Between the late 90s and the year 2000, there was a general belief in the stock market, investors were sure that the internet would become the future of commerce and business. And, certainly, if we take a look at how the world is nowadays and how people’s lives are now, we can undoubtedly say they were not wrong. However, that belief led them to a huge financial bubble which caused the bankruptcy of millions of businesses and an increase in the unemployment rate. This bubble receives the name of “Dot-com Bubble” or “Internet Bubble”.


What happened exactly is: During the 1990s, due to the general hope in the concept of the internet and the huge change it would represent to everyone’s life, investors and venture capitalists started to spend money on those high-tech startups expecting for an increase in profitability and market value. These expectations about the internet got to such a point in which any company with the domain “.com” after its name would double or even triple its value in a short period of time.


Nevertheless, all that liquidity coming from the capital market obliged companies to run a non-stop growing race, forcing them to spend more on marketing and publicities than never before. Some of them spent as much as 90% of their budget on it. The profitability was no longer relevant in that case.

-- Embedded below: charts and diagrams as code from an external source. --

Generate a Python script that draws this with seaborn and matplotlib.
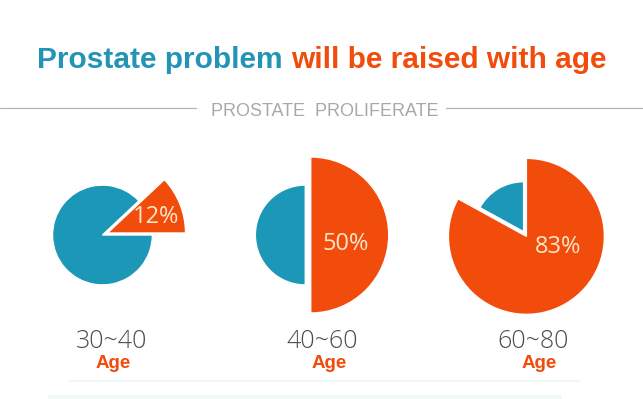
import matplotlib
matplotlib.use("Agg")
import matplotlib.pyplot as plt
import seaborn as sns

# data
age_groups = ["30~40", "40~60", "60~80"]
proliferate_pct = [12, 50, 83]
title_left = "Prostate problem "
title_right = "will be raised with age"
subtitle = "PROSTATE  PROLIFERATE"
age_word = "Age"

BLUE = "#1c97b8"
ORANGE = "#f14c0c"
TITLE_BLUE = "#2494b6"
CREAM = "#fbe7c8"
W, H = 643, 399

sns.set_theme(style="white")
plt.rcParams["font.family"] = ["Liberation Sans", "DejaVu Sans"]


def main():
    fig = plt.figure(figsize=(W / 100, H / 100), dpi=100)
    ax = fig.add_axes([0, 0, 1, 1])

    # pie layout in pixel units (y measured from the bottom)
    centers = [(105, H - 234), (308, H - 235), (525, H - 234)]
    start_angles = [43.2, 90, 90]
    label_offsets = [(51, 17), (38, -9), (33, -13)]
    range_x = [112, 322, 533]
    age_x = [113, 329, 539]
    outer_r = 78
    inner_ratio = 0.64

    for i, (pct, grp) in enumerate(zip(proliferate_pct, age_groups)):
        cx, cy = centers[i]
        dx, dy = label_offsets[i]
        wedges, _ = ax.pie(
            [pct, 100 - pct],
            colors=[ORANGE, BLUE],
            startangle=start_angles[i],
            counterclock=False,
            center=(cx, cy),
            radius=outer_r,
            explode=[0.035 * outer_r, 0.035 * outer_r],
            wedgeprops=dict(edgecolor="white", linewidth=1.0),
        )
        wedges[1].set_radius(outer_r * inner_ratio)
        ax.text(cx + dx, cy + dy, f"{pct}%", ha="center", va="center",
                fontsize=17, color=CREAM, family=["Open Sans", "DejaVu Sans"])
        ax.text(range_x[i], H - 348, grp, ha="center", va="baseline",
                fontsize=18, color="#4d4d4d", fontweight="light",
                family=["Open Sans", "DejaVu Sans"])
        ax.text(age_x[i], H - 368, age_word, ha="center", va="baseline",
                fontsize=13.5, color=ORANGE, fontweight="bold")

    # title in two colours
    t1 = ax.text(37, H - 68, title_left, ha="left", va="baseline",
                 fontsize=21.5, fontweight="bold", color=TITLE_BLUE)
    ax.annotate(title_right, xy=(1, 0), xycoords=t1, ha="left", va="bottom",
                fontsize=21.5, fontweight="bold", color=ORANGE)

    # separator with label
    ax.plot([0, 196], [H - 108, H - 108], color="#b5b5b5", lw=0.9)
    ax.plot([446, W], [H - 108, H - 108], color="#b5b5b5", lw=0.9)
    ax.text(325, H - 115.7, subtitle, ha="center", va="baseline",
            fontsize=13, color="#a8a8a8")

    # faint bands at the bottom
    ax.plot([70, 580], [H - 381, H - 381], color="#eef8f7", lw=1.5)
    ax.plot([50, 560], [H - 397, H - 397], color="#f0f8f8", lw=3)

    ax.set_xlim(0, W)
    ax.set_ylim(0, H)
    ax.set_aspect("auto")
    ax.axis("off")

    fig.savefig("out.png", dpi=100, facecolor="white")
    plt.close(fig)


if __name__ == "__main__":
    main()
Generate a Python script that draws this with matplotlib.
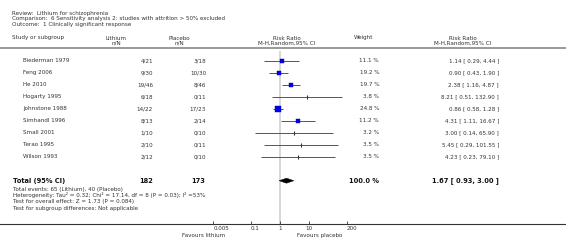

By 1999, 295 IPOs from a total of 457 were internet-related. Between 1995 and 2000, the Nasdaq composite stock market index rose 400%, and it got to its highest peak at 5048 on March 10th, 2000.



But then, the crash came. Right after the market’s peak, several of the market leading companies such as Dell and Cisco started to sell huge numbers of their stocks. It was the 1st sign which indicated that the bubble would explode soon. Within two years, the Nasdaq index fell down from its peak to 1,139.9 on October 4, 2002. And it did not recover until 2007, when the biggest financial crisis in history started.